-- start of GIVEN INFORMATION --

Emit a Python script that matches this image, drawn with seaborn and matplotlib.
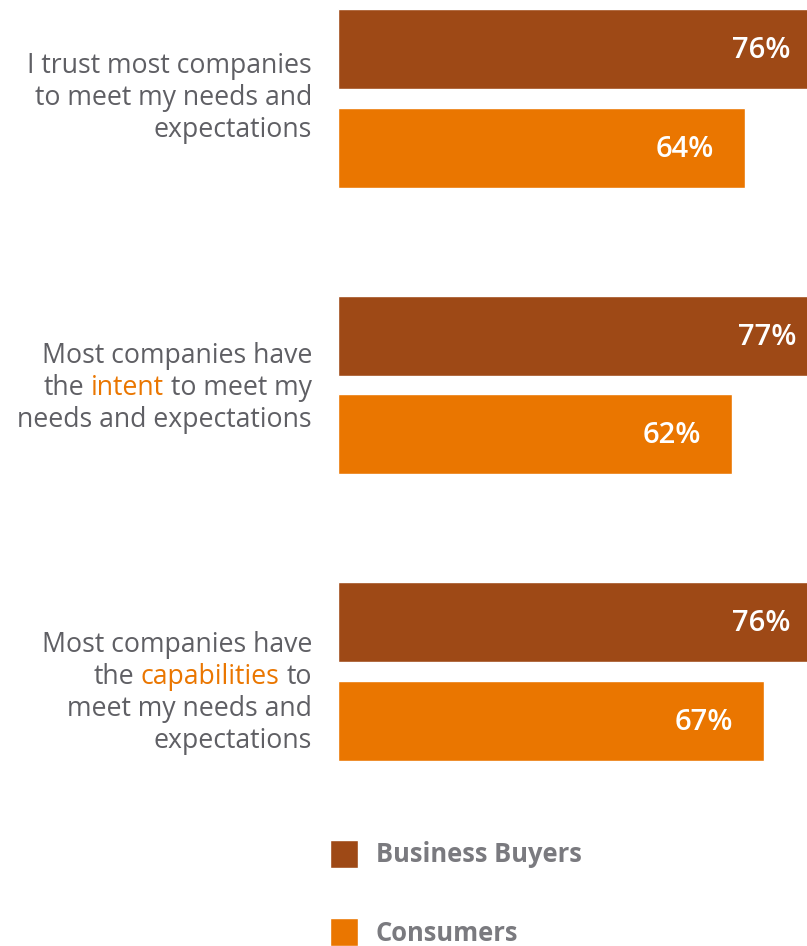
import matplotlib
matplotlib.use("Agg")
import matplotlib.pyplot as plt
from matplotlib.transforms import IdentityTransform
import seaborn as sns
import pandas as pd

# ---- data ----
categories = ["Trust", "Intent", "Capabilities"]
category_labels = [
    ["I trust most companies", "to meet my needs and", "expectations"],
    ["Most companies have", "the *intent* to meet my", "needs and expectations"],
    ["Most companies have", "the *capabilities* to", "meet my needs and", "expectations"],
]
groups = ["Business Buyers", "Consumers"]
business_buyers = [76, 77, 76]
consumers = [64, 62, 67]

# ---- style ----
W, H, DPI = 807, 946, 100
BROWN = "#9E4916"
ORANGE = "#EA7600"
GRAY = "#5F5F64"
LEG_GRAY = "#7A7A7F"

sns.set_theme(style="white")
plt.rcParams["font.family"] = ["Open Sans", "DejaVu Sans"]

df = pd.DataFrame({
    "category": categories * 2,
    "value": business_buyers + consumers,
    "group": [groups[0]] * 3 + [groups[1]] * 3,
})

fig = plt.figure(figsize=(W / DPI, H / DPI), dpi=DPI)
ax = fig.add_axes([338 / W, 0, (W - 338) / W, 1])
sns.barplot(data=df, y="category", x="value", hue="group", hue_order=groups,
            order=categories, palette=[BROWN, ORANGE], orient="h",
            width=0.69, gap=0.19, saturation=1, errorbar=None, ax=ax)

px_per_unit = 6.36
ax.set_xlim(0, (W - 338) / px_per_unit)
ax.set_ylim(2 + (H - 671.5) / 286.5, -98.5 / 286.5)
for s in ax.spines.values():
    s.set_visible(False)
ax.set_xticks([])
ax.set_yticks([])
ax.set_xlabel("")
ax.set_ylabel("")

# value labels
for cont in ax.containers:
    for bar, v in zip(cont, cont.datavalues):
        ax.text(v - 9.5, bar.get_y() + bar.get_height() / 2 + 0.005,
                f"{v:.0f}%", color="white", ha="center", va="center",
                fontsize=21, fontweight="semibold")

# legend
LEG_FS = 18.4
LEG_PX = LEG_FS * DPI / 72
sns.move_legend(ax, "upper left", bbox_to_anchor=(330 / W, 1 - 840 / H),
                bbox_transform=fig.transFigure, title=None, frameon=False,
                fontsize=LEG_FS, handlelength=28 / LEG_PX, handleheight=1.3,
                handletextpad=0.7, labelspacing=1.95, borderpad=0,
                borderaxespad=0)
leg = ax.get_legend()
for t in leg.get_texts():
    t.set_color(LEG_GRAY)
    t.set_fontweight("bold")

# category labels (multi-colour lines, right aligned)
renderer = fig.canvas.get_renderer()
LABEL_FS = 19.2
LINE_PX = 32
label_offsets = [-0.002, 0.012, 0.075]
RIGHT_X = 312


def text_width(s):
    t = fig.text(0, 0, s, fontsize=LABEL_FS, transform=IdentityTransform())
    w = t.get_window_extent(renderer).width
    t.remove()
    return w


def parse(line):
    segs = []
    for word in line.split(" "):
        if word.startswith("*") and word.endswith("*"):
            segs.append((word.strip("*"), ORANGE))
        else:
            segs.append((word, GRAY))
    merged = []
    for w_, c in segs:
        if merged and merged[-1][1] == c:
            merged[-1] = (merged[-1][0] + " " + w_, c)
        else:
            merged.append((w_, c))
    return merged


for i, lines in enumerate(category_labels):
    cy = ax.transData.transform((0, i + label_offsets[i]))[1]
    n = len(lines)
    for j, line in enumerate(lines):
        y = cy - (j - (n - 1) / 2) * LINE_PX
        segs = parse(line)
        texts = [s for s, _ in segs]
        full = " ".join(texts)
        x0 = RIGHT_X - text_width(full)
        for k, (s, c) in enumerate(segs):
            if k == 0:
                xs = x0
            else:
                pre = " ".join(texts[:k]) + " " + s
                xs = x0 + text_width(pre) - text_width(s)
            fig.text(xs, y, s, color=c, fontsize=LABEL_FS, ha="left",
                     va="center", transform=IdentityTransform())

fig.savefig("out.png", dpi=DPI)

-- end of GIVEN INFORMATION --

• WHAT IS REQUIRED: Return the material exactly as given, apart from the pictures.

• COMPLETED TASK:
Emit a Python script that matches this image, drawn with seaborn and matplotlib.
import matplotlib
matplotlib.use("Agg")
import matplotlib.pyplot as plt
from matplotlib.transforms import IdentityTransform
import seaborn as sns
import pandas as pd

# ---- data ----
categories = ["Trust", "Intent", "Capabilities"]
category_labels = [
    ["I trust most companies", "to meet my needs and", "expectations"],
    ["Most companies have", "the *intent* to meet my", "needs and expectations"],
    ["Most companies have", "the *capabilities* to", "meet my needs and", "expectations"],
]
groups = ["Business Buyers", "Consumers"]
business_buyers = [76, 77, 76]
consumers = [64, 62, 67]

# ---- style ----
W, H, DPI = 807, 946, 100
BROWN = "#9E4916"
ORANGE = "#EA7600"
GRAY = "#5F5F64"
LEG_GRAY = "#7A7A7F"

sns.set_theme(style="white")
plt.rcParams["font.family"] = ["Open Sans", "DejaVu Sans"]

df = pd.DataFrame({
    "category": categories * 2,
    "value": business_buyers + consumers,
    "group": [groups[0]] * 3 + [groups[1]] * 3,
})

fig = plt.figure(figsize=(W / DPI, H / DPI), dpi=DPI)
ax = fig.add_axes([338 / W, 0, (W - 338) / W, 1])
sns.barplot(data=df, y="category", x="value", hue="group", hue_order=groups,
            order=categories, palette=[BROWN, ORANGE], orient="h",
            width=0.69, gap=0.19, saturation=1, errorbar=None, ax=ax)

px_per_unit = 6.36
ax.set_xlim(0, (W - 338) / px_per_unit)
ax.set_ylim(2 + (H - 671.5) / 286.5, -98.5 / 286.5)
for s in ax.spines.values():
    s.set_visible(False)
ax.set_xticks([])
ax.set_yticks([])
ax.set_xlabel("")
ax.set_ylabel("")

# value labels
for cont in ax.containers:
    for bar, v in zip(cont, cont.datavalues):
        ax.text(v - 9.5, bar.get_y() + bar.get_height() / 2 + 0.005,
                f"{v:.0f}%", color="white", ha="center", va="center",
                fontsize=21, fontweight="semibold")

# legend
LEG_FS = 18.4
LEG_PX = LEG_FS * DPI / 72
sns.move_legend(ax, "upper left", bbox_to_anchor=(330 / W, 1 - 840 / H),
                bbox_transform=fig.transFigure, title=None, frameon=False,
                fontsize=LEG_FS, handlelength=28 / LEG_PX, handleheight=1.3,
                handletextpad=0.7, labelspacing=1.95, borderpad=0,
                borderaxespad=0)
leg = ax.get_legend()
for t in leg.get_texts():
    t.set_color(LEG_GRAY)
    t.set_fontweight("bold")

# category labels (multi-colour lines, right aligned)
renderer = fig.canvas.get_renderer()
LABEL_FS = 19.2
LINE_PX = 32
label_offsets = [-0.002, 0.012, 0.075]
RIGHT_X = 312


def text_width(s):
    t = fig.text(0, 0, s, fontsize=LABEL_FS, transform=IdentityTransform())
    w = t.get_window_extent(renderer).width
    t.remove()
    return w


def parse(line):
    segs = []
    for word in line.split(" "):
        if word.startswith("*") and word.endswith("*"):
            segs.append((word.strip("*"), ORANGE))
        else:
            segs.append((word, GRAY))
    merged = []
    for w_, c in segs:
        if merged and merged[-1][1] == c:
            merged[-1] = (merged[-1][0] + " " + w_, c)
        else:
            merged.append((w_, c))
    return merged


for i, lines in enumerate(category_labels):
    cy = ax.transData.transform((0, i + label_offsets[i]))[1]
    n = len(lines)
    for j, line in enumerate(lines):
        y = cy - (j - (n - 1) / 2) * LINE_PX
        segs = parse(line)
        texts = [s for s, _ in segs]
        full = " ".join(texts)
        x0 = RIGHT_X - text_width(full)
        for k, (s, c) in enumerate(segs):
            if k == 0:
                xs = x0
            else:
                pre = " ".join(texts[:k]) + " " + s
                xs = x0 + text_width(pre) - text_width(s)
            fig.text(xs, y, s, color=c, fontsize=LABEL_FS, ha="left",
                     va="center", transform=IdentityTransform())

fig.savefig("out.png", dpi=DPI)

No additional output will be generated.